This entry is about a few problems the search engine has been struggling with lately, and how I’ve been attempting to remedy them.
Before the article starts, I wanted to share an amusing new thing in the world of Internet spam.
For a while, people have been adding things like “reddit” to the end of their Google queries to get less blog spam. Well, guess what? The blog spammers are adding “reddit” to the end of their titles now.
One of the great joys of this project is watching the spammers’ strategies evolve in real time.
Few Results
A persistent problem I’ve had is simply not getting a lot of results. A part of this is because the index is small, sure, but it still seems like there should be more. Oftentimes there are more, if you alter the query a little bit, but that’s really hard to see.
I’ve had some code generating alternate queries for a while (like pluralizing/depluralizing words), but it’s been almost comically dumb and only added additional terms in a few rare cases. A big constraint is budgetary, I simply can’t try every possible permutation.
A new approach is to use part-of-speech information to limit which variants are tested, as well as using a term frequency dictionary to filter out alternatives that probably don’t exist anywhere in the index.
To give you an idea of what it’s generating, this is the n-grams it will search for if you enter “The Man of Tomorrow”.
the_man_of_tomorrow man_of_tomorrow the_man, tomorrow the_man, tomorrows man, tomorrow man, tomorrows
I’m choosing this not only because it illustrates the re-writing logic, but also because it’s a bit of a pathological case that shows some bad rewrites. Some of these are clearly more relevant than others. “man, tomorrows” is pretty useless. The queries are evaluated in the listed order, so in most cases it doesn’t matter too much.
It will also try some additional rewrites, such as concatenating terms under certain circumstances, and breaking them apart in others.
“TRS80” will produce “trs80” and “trs_80”, and conversely “TRS-80” will also yield a “trs80”-term.
“Raspberry Pi 2” will produce
raspberry_pi_2 raspberrypi, 2 raspberry, pi_2 raspberry_pi, 2 raspberry, pi, 2
Query Refinement
The next big problem has been that the search engine has been spectacularly good for narrow topics. If your search term was one topic, and that topic was broadly within the range of things covered by the index, oh boy did it occasionally produce some stellar results.
If you however tried to refine the results by adding more search terms, the results often drastically got worse.
For example: If you searched for “graph algorithms”, you found a beautiful page on graph algorithms, including Strongly Connected Components. If you searched for “graph algorithms SCC”, that page ranked very low, and instead most of what floated to the top was junk. That’s pretty weird. It took a while to figure out what was going wrong.
While the search engine has gotten reasonably good at figuring out which search terms are relevant to a document, it was bad at figuring out which search terms are relevant to a query. This is fine if there is only one term, but for multiple terms, things fall apart. It would, in short, use the relevance of the least relevant term (with regard to the document) to rate the relevance of the search result.

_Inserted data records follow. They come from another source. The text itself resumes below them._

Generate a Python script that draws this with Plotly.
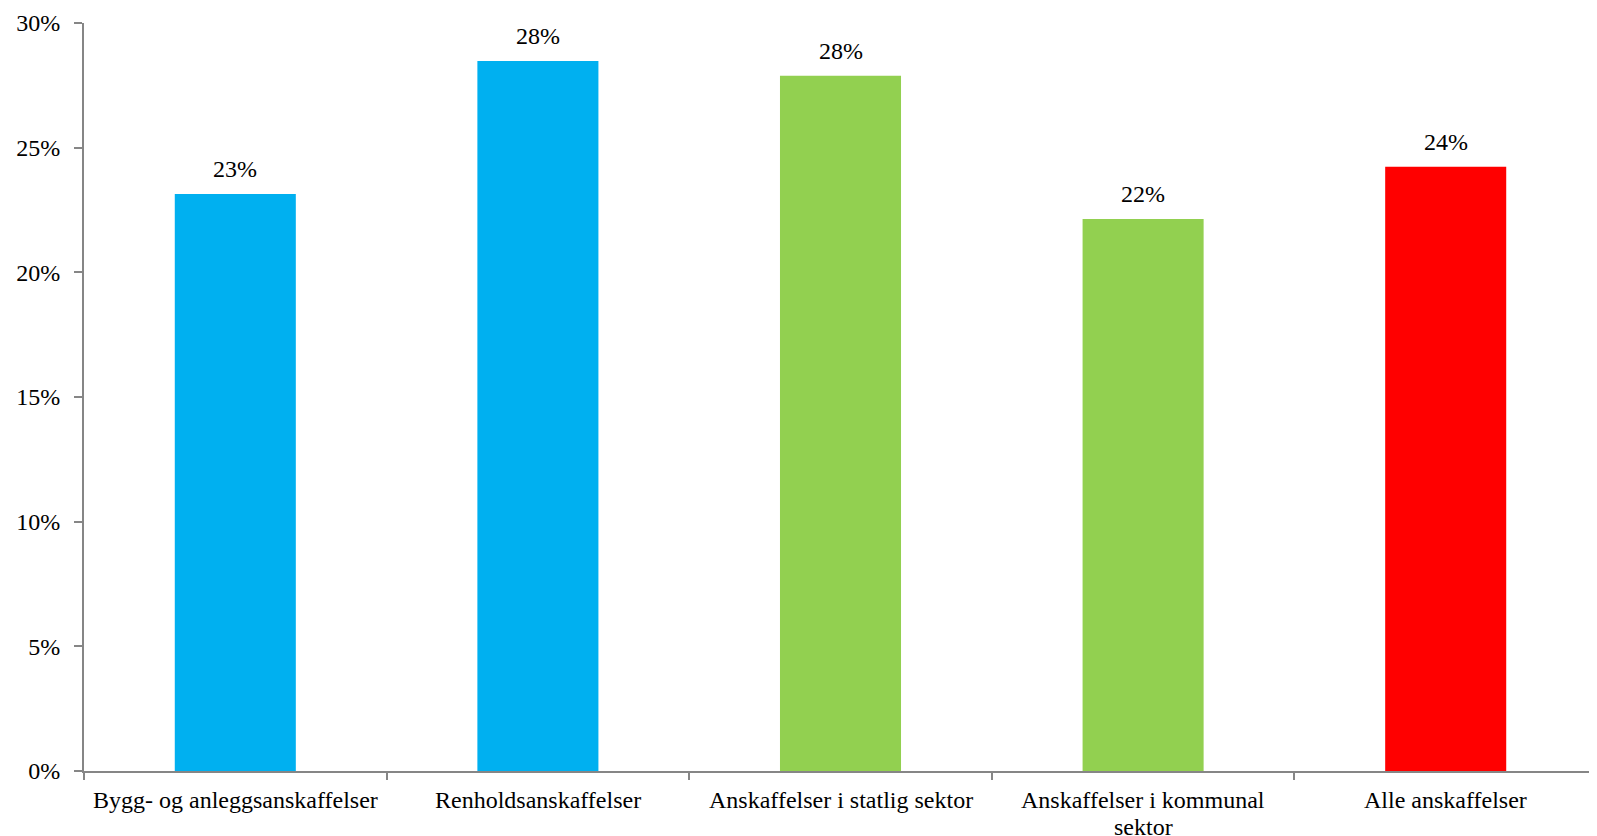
import plotly.graph_objects as go

categories = ["Bygg- og anleggsanskaffelser", "Renholdsanskaffelser", "Anskaffelser i statlig sektor",
              "Anskaffelser i kommunal sektor", "Alle anskaffelser"]
# category label lines as drawn under the axis
label_lines = [["Bygg- og anleggsanskaffelser"], ["Renholdsanskaffelser"], ["Anskaffelser i statlig sektor"],
               ["Anskaffelser i kommunal", "sektor"], ["Alle anskaffelser"]]
values = [0.2314, 0.2848, 0.2788, 0.2214, 0.2423]
labels = ["23%", "28%", "28%", "22%", "24%"]
colors = ["#00B0F0", "#00B0F0", "#92D050", "#92D050", "#FF0000"]

FONT = "Liberation Serif, Times New Roman, serif"
AXIS = "#868686"
FS = 24

fig = go.Figure(go.Bar(x=categories, y=values, marker=dict(color=colors, line=dict(width=0)),
                       hoverinfo="skip"))

for c, v, t in zip(categories, values, labels):
    fig.add_annotation(x=c, y=v, text=t, showarrow=False, yanchor="bottom", yshift=10,
                       font=dict(family=FONT, size=FS, color="black"))

for c, lines in zip(categories, label_lines):
    for i, line in enumerate(lines):
        fig.add_annotation(x=c, xref="x", y=0, yref="paper", text=line, showarrow=False,
                           yanchor="top", yshift=-14 - 27 * i,
                           font=dict(family=FONT, size=FS, color="black"))

# page body has an 8px margin, so the figure is sized to end at the window edge
fig.update_layout(
    width=1589, height=828,
    margin=dict(l=76, r=0, t=15, b=65),
    paper_bgcolor="white", plot_bgcolor="white",
    bargap=0.6, showlegend=False,
    font=dict(family=FONT, size=FS, color="black"),
)
fig.update_xaxes(type="category", range=[-0.5, 4.5], showline=True, linecolor=AXIS, linewidth=2,
                 ticks="outside", tickson="boundaries", ticklen=7, tickcolor=AXIS, tickwidth=2,
                 showgrid=False, showticklabels=False, automargin=False)
fig.update_yaxes(range=[0, 0.30], dtick=0.05, tickformat=".0%", showline=True, linecolor=AXIS,
                 linewidth=2, ticks="outside", ticklen=8, tickcolor=AXIS, tickwidth=2,
                 showgrid=False, zeroline=False, ticklabelstandoff=9, automargin=False,
                 tickfont=dict(family=FONT, size=FS, color="black"))

fig.write_html("out.html")
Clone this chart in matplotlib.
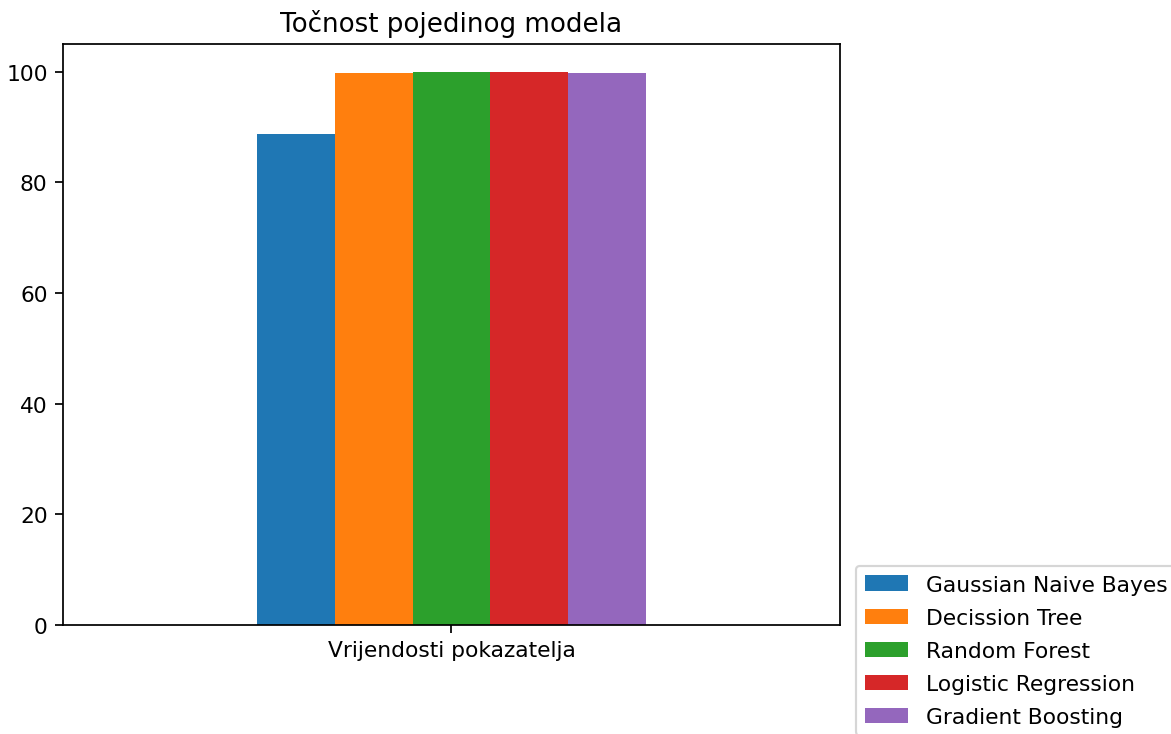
import matplotlib
matplotlib.use("Agg")
import matplotlib.pyplot as plt
import pandas as pd

# accuracy of each model (%)
models = ["Gaussian Naive Bayes", "Decission Tree", "Random Forest",
          "Logistic Regression", "Gradient Boosting"]
accuracy = [88.7, 99.8, 100.0, 100.0, 99.8]
index_label = ["Vrijendosti pokazatelja"]

df = pd.DataFrame([accuracy], columns=models, index=index_label)

dpi = 157
fig = plt.figure(figsize=(1171 / dpi, 735 / dpi), dpi=dpi)
ax = fig.add_axes([63 / 1171, 1 - 626 / 735, 777 / 1171, 581 / 735])

df.plot(kind="bar", ax=ax, rot=0, legend=False)
ax.set_title("Točnost pojedinog modela")

ax.legend(loc="upper left", bbox_to_anchor=(856 / 1171, 1 - 567 / 735),
          bbox_transform=fig.transFigure, borderaxespad=0,
          labelspacing=0.6)

fig.savefig("out.png", dpi=dpi)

If we consider a query like “C++ tutorial”, ignoring N-grams, we can see that these terms are not equal. Ideally we’d like all terms to be highly relevant, but in the case that they aren’t, it’s much better to show results that are highly relevant to “C++” but only briefly mentions “tutorial”, than terms that are highly relevant to “tutorial”, but only briefly mention “C++”.
A way of using this is to consider the term frequency of the search term across all documents. Terms that occur often are probably less informative than terms that are rarer.
Ideally you would use something like Okapi BM25, but the information that ranking function requires is not something that is readily available the way the search index is currently implemented, so I’ve had to, using what I have available, cook up something that behaves in a similar way; a average weighted on in inverse document frequency.
Both these changes are pretty rough, and still need some more polish, but I do think they are steps in a good direction. At the time of writing, these features are incubating, and only fully enabled for the ‘Experimental’ index. When I’m happy with how it works, I will apply it to the other indices.